Taking the theories of economist John Maynard Keynes as gospel,
our most highly respected contemporary economists imagine
a complex world in which economics at the personal, corporate
and municipal levels are governed by laws far different from
those in effect at the national level.
Individuals, companies or cities with heavy debt and shrinking
revenues instinctively know that they must reduce spending,
tighten their belts, pay down debt and live within their means.
But it is axiomatic in Keynesianism that national governments
can create and sustain economic activity by injecting printed
money into the financial system.
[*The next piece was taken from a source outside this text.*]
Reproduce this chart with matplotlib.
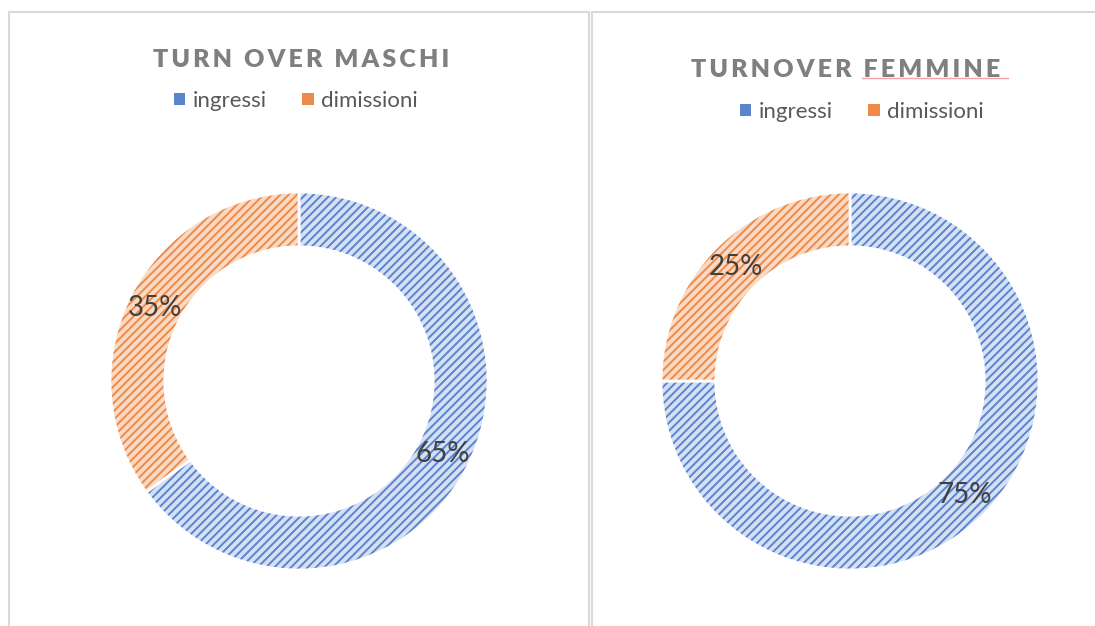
import matplotlib.pyplot as plt
from matplotlib.colors import to_rgba
from matplotlib.patches import Patch
from matplotlib.lines import Line2D

plt.rcParams['font.family'] = ['Lato', 'DejaVu Sans']
plt.rcParams['hatch.linewidth'] = 1.4

labels = ['ingressi', 'dimissioni']
maschi = [65, 35]
femmine = [75, 25]
titles = ['TURN OVER MASCHI', 'TURNOVER FEMMINE']

face = ['#d5e0f4', '#fadac4']
hatch_col = ['#5a84cc', '#ee8a48']
solid = ['#5a84cc', '#ee8a48']

W, H = 1095, 626
fig = plt.figure(figsize=(W / 100, H / 100), dpi=100)


def fx(px):
    return px / W


def fy(py):
    return 1 - py / H


def spaced(s):
    return '\u2009'.join(s)


# panel borders
bc = '#d9d9d9'
for xs, ys in [([9, 9, 589, 589], [H, 12, 12, H]), ([592, 592, W], [H, 12, 12])]:
    fig.add_artist(Line2D([fx(x) for x in xs], [fy(y) for y in ys], color=bc, lw=1.5))

panels = [(maschi, 299, 301, 60, 101, 296), (femmine, 850, 846, 70, 112, 862)]
for i, (vals, cx, tx, ty, ly, lx) in enumerate(panels):
    r = 189
    ax = fig.add_axes([fx(cx - r), fy(381 + r), 2 * r / W, 2 * r / H])
    wedges, _, autotexts = ax.pie(vals, startangle=90, counterclock=False, radius=1,
                                  autopct='%d%%', pctdistance=0.855,
                                  wedgeprops=dict(width=0.29, edgecolor='white', linewidth=2))
    for w, fc, hc in zip(wedges, face, hatch_col):
        w.set_facecolor(fc)
        w.set_hatch('////')
        w._hatch_color = to_rgba(hc)
    for t in autotexts:
        t.set_fontsize(20)
        t.set_color('#404040')
    ax.set_xlim(-1, 1)
    ax.set_ylim(-1, 1)
    ax.set_aspect('equal')
    ax.axis('off')

    fig.text(fx(tx), fy(ty), spaced(titles[i]), ha='center', va='center',
             fontsize=18, fontweight='heavy', color='#7f7f7f')

    handles = [Patch(facecolor=solid[k], edgecolor='none', lw=0) for k in range(2)]
    fig.legend(handles, labels, loc='center', bbox_to_anchor=(fx(lx), fy(ly)),
               ncol=2, frameon=False, fontsize=16, handlelength=0.5, handleheight=0.5,
               handletextpad=0.35, columnspacing=1.6, labelcolor='#595959')

# spellcheck underline under FEMMINE
fig.add_artist(Line2D([fx(862), fx(1008)], [fy(78), fy(78)], color='#f4a3a3', lw=1))

fig.savefig('out.png', dpi=100)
In their view, absent the
stimuli of the New Deal and World War II, the Depression would
never have ended.
On a gut level, we have a hard time with this concept. There
is a vague sense of smoke and mirrors, of something being
magically created out of nothing. But economics, we are told,
is complicated.
It would be irresponsible in the extreme for an individual
to forestall a personal recession by taking out newer, bigger
loans when the old loans can't be repaid. However, this is
precisely what we are planning on a national level.
I believe these ideas hold sway largely because they promise
happy, pain-free solutions. They are the economic equivalent
of miracle weight-loss programs that require no dieting or
exercise. The theories permit economists to claim mystic wisdom,
governments to pretend that they have the power to dispel
hardship with the whir of a printing press, and voters to
believe that they can have recovery without sacrifice.